Matmos: Performance and Conversation on Queer Noise

April 13, 2016 (Wednesday) / 7:00 pm

International House, 3701 Chestnut Street

Matmos: Performance and Conversation on Queer Noise

Performance will be followed by a conversation on queer noise with Heather Love (R. Jean Brownlee Term Associate Professor of English).

Experimental electronica duo Matmos have made albums using recordings of liposuction, rat cages, amplified crayfish nerve tissue, freshly cut human hair, and more. They have worked with innovative artists including Björk, Sō Percussion, and Antony Hegarty. Following their performance, M.C. (Martin) Schmidt and Drew Daniel will talk about their music, the challenges of collaborating as a couple, and the queerness of sound.


M.C. Schmidt and Drew Daniel formed Matmos in San Francisco in the mid-nineties, and are currently based in Baltimore. Since self-releasing their first album in 1997, Matmos have gone on to record a number of full-length albums, together with a variety of EPs, singles, and compilations. Several of those albums, including The Civil War and Supreme Balloon, were released on Matador Records. More recently under Thrill Jockey Records, the duo released The Marriage of True Minds in 2013. Their latest, Ultimate Care II, released February 2016 also under Thrill Jockey Records, consists entirely of washing machine noises, bringing laundry and its washing to a whole new level.

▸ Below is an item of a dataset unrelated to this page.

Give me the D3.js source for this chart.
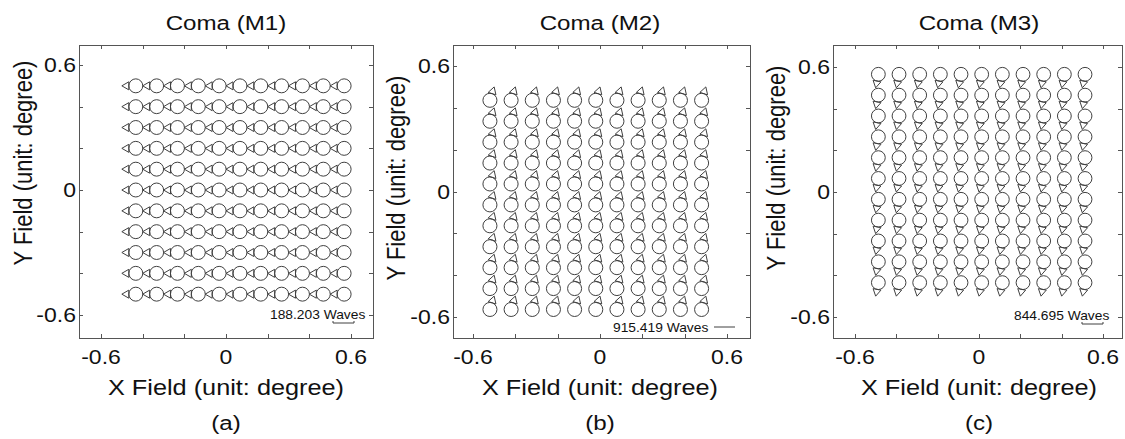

After working on Bjôrk's acclaimed album Vespertine they embarked on two world tours as part of her band. They have produced music for both films and the theatre, including Robert Wilson's experimental opera "The Life and Death of Marina Abramovic." In 2004 they spent 96 hours as artists in residence at the Yerba Buena Center for the Arts. Drew Daniel is associate professor of English at John's Hopkins University, and a contributor to online music magazine Pitchfork. Both Daniel and Schmidt appear in Ryan Junell's short film about science and music, Unseen Forces.